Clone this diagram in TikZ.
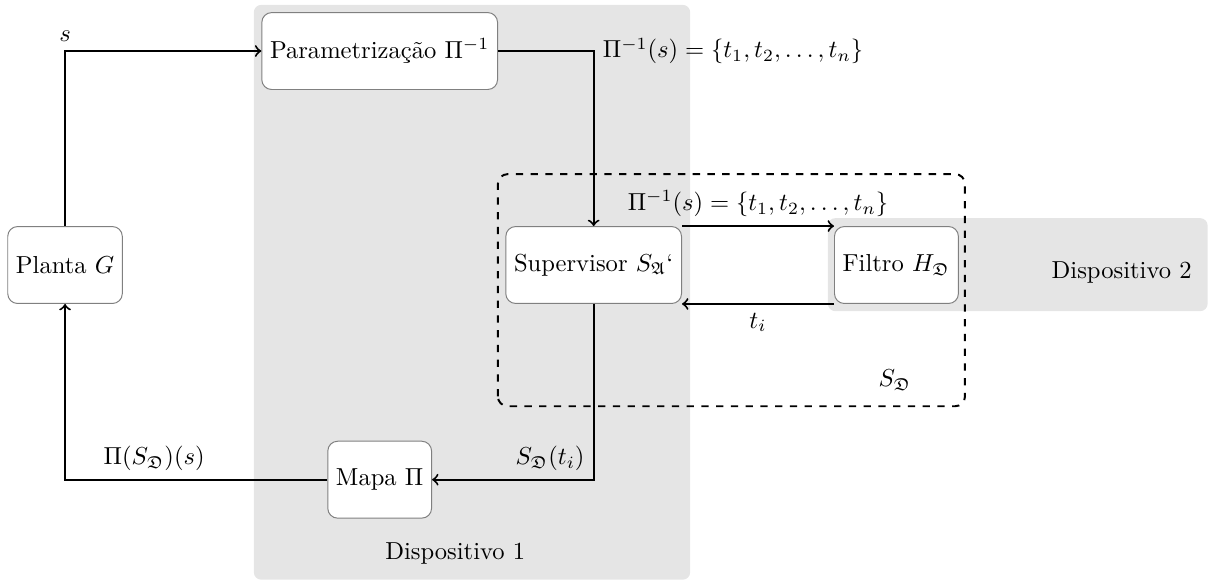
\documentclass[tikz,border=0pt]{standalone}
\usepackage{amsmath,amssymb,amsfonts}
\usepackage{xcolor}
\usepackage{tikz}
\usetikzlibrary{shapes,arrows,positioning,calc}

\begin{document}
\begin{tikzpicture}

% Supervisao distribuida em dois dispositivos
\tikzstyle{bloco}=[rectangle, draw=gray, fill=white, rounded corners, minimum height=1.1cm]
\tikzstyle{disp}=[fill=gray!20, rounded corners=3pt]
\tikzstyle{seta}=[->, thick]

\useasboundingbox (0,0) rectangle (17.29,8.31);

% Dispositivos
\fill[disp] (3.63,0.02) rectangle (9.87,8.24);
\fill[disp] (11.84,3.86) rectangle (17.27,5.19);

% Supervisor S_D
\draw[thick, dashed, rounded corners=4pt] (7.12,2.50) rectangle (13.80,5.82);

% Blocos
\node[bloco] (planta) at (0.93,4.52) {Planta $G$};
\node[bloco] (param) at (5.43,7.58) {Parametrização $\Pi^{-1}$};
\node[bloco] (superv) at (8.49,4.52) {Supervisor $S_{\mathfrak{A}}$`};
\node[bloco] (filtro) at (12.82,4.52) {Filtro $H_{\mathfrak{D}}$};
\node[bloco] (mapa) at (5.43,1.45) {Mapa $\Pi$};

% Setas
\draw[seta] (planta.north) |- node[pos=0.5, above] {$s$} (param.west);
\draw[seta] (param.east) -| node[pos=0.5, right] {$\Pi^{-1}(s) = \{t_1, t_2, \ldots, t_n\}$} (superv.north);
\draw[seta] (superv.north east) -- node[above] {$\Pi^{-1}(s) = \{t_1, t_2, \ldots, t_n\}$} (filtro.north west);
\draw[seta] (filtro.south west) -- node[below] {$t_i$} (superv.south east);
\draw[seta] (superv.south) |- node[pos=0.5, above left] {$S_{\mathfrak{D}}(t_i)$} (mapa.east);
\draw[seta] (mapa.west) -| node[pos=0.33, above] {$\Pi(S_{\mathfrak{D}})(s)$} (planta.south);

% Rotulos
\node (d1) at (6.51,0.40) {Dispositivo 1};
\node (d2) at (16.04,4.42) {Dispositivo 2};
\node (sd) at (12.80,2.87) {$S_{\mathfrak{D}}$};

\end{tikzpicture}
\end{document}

+++++

### EXERCISE OBJECTIVE
Set the lines above down again, word for word, from the first through the one containing "(11.84,3.86) rectangle (17.27,5.19);"; pictures excluded.

### WRITTEN ANSWER
Clone this diagram in TikZ.
\documentclass[tikz,border=0pt]{standalone}
\usepackage{amsmath,amssymb,amsfonts}
\usepackage{xcolor}
\usepackage{tikz}
\usetikzlibrary{shapes,arrows,positioning,calc}

\begin{document}
\begin{tikzpicture}

% Supervisao distribuida em dois dispositivos
\tikzstyle{bloco}=[rectangle, draw=gray, fill=white, rounded corners, minimum height=1.1cm]
\tikzstyle{disp}=[fill=gray!20, rounded corners=3pt]
\tikzstyle{seta}=[->, thick]

\useasboundingbox (0,0) rectangle (17.29,8.31);

% Dispositivos
\fill[disp] (3.63,0.02) rectangle (9.87,8.24);
\fill[disp] (11.84,3.86) rectangle (17.27,5.19);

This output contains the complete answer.